AL Playoffs: Yankees – Tigers

In the vein of the last article let’s break this down by pitching, hitting and defense. Since pitching seems to shape short series, I’ll devote much time to that category again.

Both these teams have been planning on the playoffs, and their rotations are set. Here are the matchups:

Yankees

Cool Stat*

Tigers

Cool Stat*

Sabathia (x2)

3.21

Verlander (x2)

3.05

 

Nova

4.04

Fister

3.65

 

Garcia

4.31

Scherzer

3.86

 

Burnett

4.73

Porcello

4.38

 

Total

3.90

Total

3.60

 

 

This supposedly cool stat* is simply a two-year average of ERA, FIP and xFIP for each player. The idea is to hone in on their true abilities. All three measurements have different strengths to predicting future outcomes, so why not average them? I’m having fun here. We see a substantial advantage to Detroit for starters, so let’s go to each team’s top 4 relievers by usage this season:

Yankees

Cool Stat*

Tigers

Cool Stat*

Rivera (CL)

2.25

Valverde (CL)

3.27

 

Robertson

1.79

Benoit

2.24

 

Neosi

3.93

Albuquerque

2.24

 

Ayala

3.48

Coke

3.43

 

Total

2.86

Total

2.80

 

 

This assumes the relievers used most during the season will be used most during the playoffs. However, New York has Joba Chamberlain, Rafael Soriano and Corey Wade, as well, so in terms of relief pitching, this is basically a tie. You might like Rivera’s experience and consistency, but he won’t pitch more than 3 or 4 innings in the entire series. On average, I think the bullpens are pretty much even.

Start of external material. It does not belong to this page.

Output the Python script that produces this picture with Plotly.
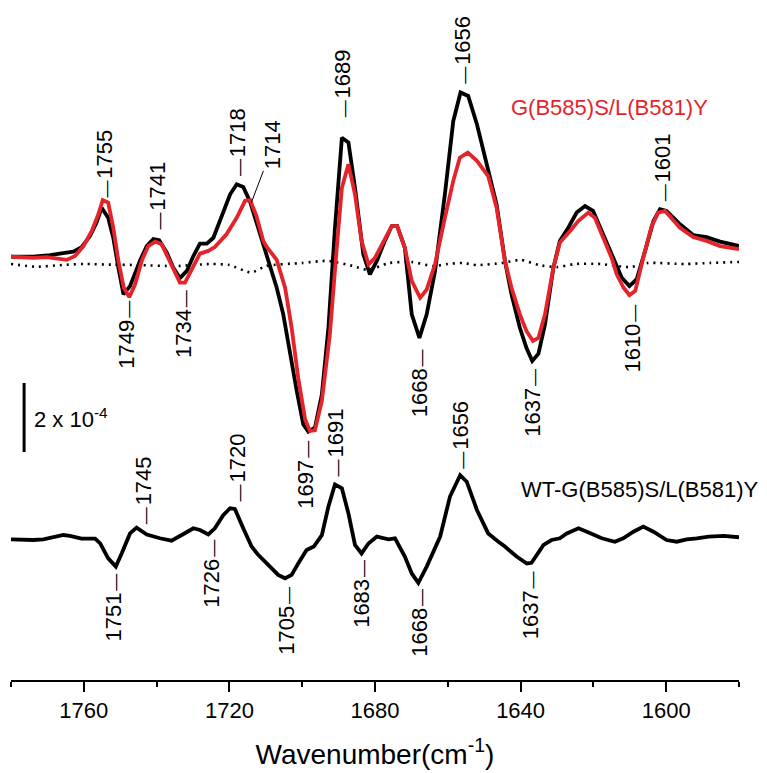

The overall pitching advantage goes to Detroit.

As for hitting, New York ties Texas for the best wRC+ among playoffs teams. This is a stat that adjusts for ballpark, making teams more comparable. The final wRC+ tally is Yankees 113, Detroit 109. Not nearly the 113, 103 split we saw between Texas and Tampa Bay, but still, advantage Yankees.

Finally we have the fielding/managing/miscellaneous category. Defensively New York saved itself 23 runs on defense, while Detroit cost itself 7 runs. Whittled down to a one game average, this works out to be about a 0.2 runs-per-game difference, almost making up for the 0.3 run disparity in pitching.

Girardi and Leyland have both exhibited old school decision-making in the past, and I have no doubt they’ll be equally conventional in this series. What’s more important is the fact that New York won 97 games playing in a division with three other .500+ teams, and that Detroit won 95 games playing in a division where the next-best team had a losing record. I award the Yankees some not-to-be-underestimated tough schedule points. With nothing else for the good of the cause, New York’s offense is just too good in this series. Advantage New York with 54.13 to 45.83 odds…give or take one Joba gnat deviation.